(What you will do) Provide nothing but the number of lines containing the string "React".

──────── Provided data

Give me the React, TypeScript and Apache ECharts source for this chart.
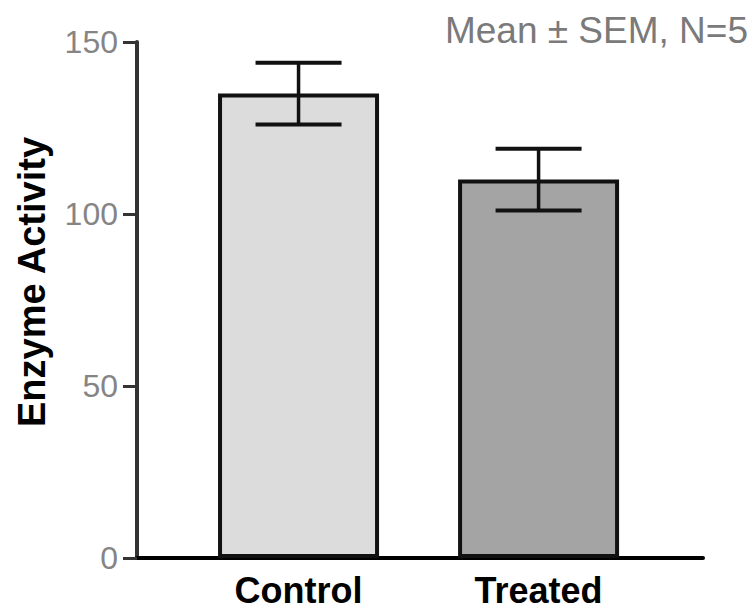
import React, { useEffect, useRef } from "react";
import * as echarts from "echarts";

const categories = ["Control", "Treated"];
const means = [135, 110];
const sems = [9, 9];
const barColors = ["#dcdcdc", "#a4a4a4"];
const yTicks = { min: 0, max: 150, interval: 50 };
const titleText = "Mean ± SEM, N=5";
const yAxisTitle = "Enzyme Activity";

const FONT = "'Liberation Sans', Arial, Helvetica, sans-serif";

export default function App() {
  const ref = useRef<HTMLDivElement>(null);
  useEffect(() => {
    if (!ref.current) return;
    const chart = echarts.init(ref.current, undefined, { renderer: "svg" });
    const positions = categories.map((_, i) => i + 1);
    chart.setOption({
      animation: false,
      backgroundColor: "#ffffff",
      title: {
        text: titleText,
        right: 3,
        top: 7,
        textStyle: { fontFamily: FONT, fontSize: 37, fontWeight: "normal", color: "#7a7a7a" },
      },
      grid: { left: 137, right: 53, top: 42, bottom: 55, containLabel: false },
      xAxis: {
        type: "value",
        min: 0.327,
        max: 2.685,
        splitLine: { show: false },
        axisTick: { show: false },
        axisLine: { show: true, onZero: false, lineStyle: { color: "#000", width: 4 } },
        axisLabel: {
          showMinLabel: false,
          showMaxLabel: false,
          margin: 14,
          fontFamily: FONT,
          fontSize: 36,
          lineHeight: 36,
          fontWeight: "bold",
          color: "#000",
          formatter: (v: number) => {
            const idx = positions.findIndex((p) => Math.abs(p - v) < 1e-6);
            return idx >= 0 ? categories[idx] : "";
          },
        },
      },
      yAxis: {
        type: "value",
        min: yTicks.min,
        max: yTicks.max,
        interval: yTicks.interval,
        splitLine: { show: false },
        axisLine: { show: true, lineStyle: { color: "#333", width: 4 } },
        axisTick: { show: true, length: 14, lineStyle: { color: "#333", width: 3 } },
        axisLabel: { margin: 19, fontFamily: FONT, fontSize: 32, color: "#858585" },
        name: yAxisTitle,
        nameLocation: "middle",
        nameGap: 86,
        nameTextStyle: {
          fontFamily: FONT,
          fontSize: 38,
          fontWeight: "bold",
          color: "#000",
          padding: [0, 0, 0, 36],
        },
      },
      series: [
        {
          type: "bar",
          barWidth: 161,
          data: means.map((m, i) => ({
            value: [positions[i], m],
            itemStyle: { color: barColors[i], borderColor: "#111", borderWidth: 4 },
          })),
          z: 2,
        },
        {
          type: "custom",
          z: 5,
          data: means.map((m, i) => [positions[i], m - sems[i], m + sems[i]]),
          renderItem: (params: any, api: any) => {
            const x = api.value(0);
            const lo = api.coord([x, api.value(1)]);
            const hi = api.coord([x, api.value(2)]);
            const hw = 43;
            const style = { stroke: "#111", lineWidth: 4 };
            return {
              type: "group",
              children: [
                { type: "line", shape: { x1: lo[0], y1: lo[1], x2: hi[0], y2: hi[1] }, style: { stroke: "#111", lineWidth: 3.5 } },
                { type: "line", shape: { x1: hi[0] - hw, y1: hi[1], x2: hi[0] + hw, y2: hi[1] }, style },
                { type: "line", shape: { x1: lo[0] - hw, y1: lo[1], x2: lo[0] + hw, y2: lo[1] }, style },
              ],
            };
          },
        },
      ],
    });
    return () => chart.dispose();
  }, []);
  return (
    <div
      ref={ref}
      style={{ position: "fixed", left: 0, top: 0, width: 756, height: 613, background: "#fff" }}
    />
  );
}
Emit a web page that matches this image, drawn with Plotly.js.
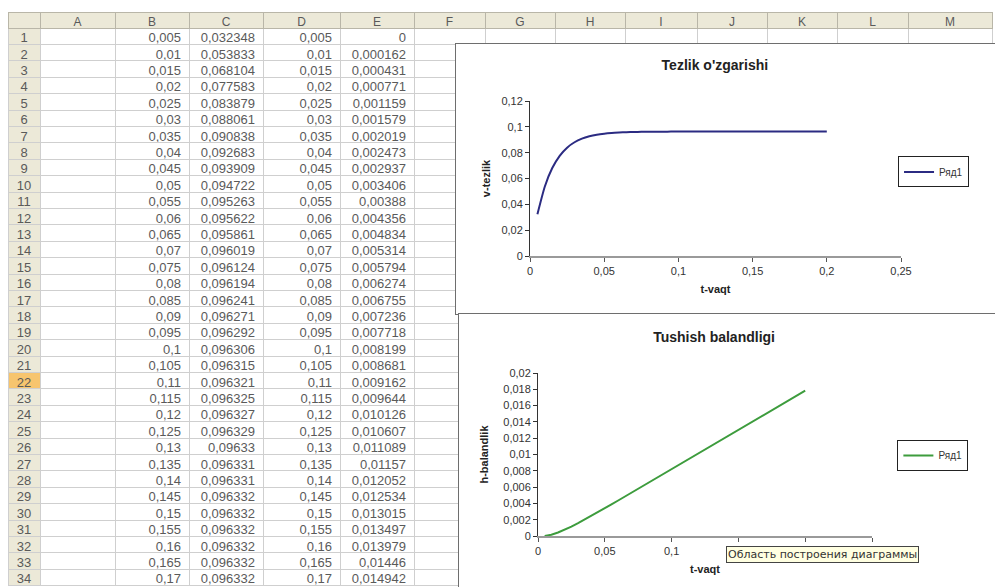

────────────────

(Problem solution) 2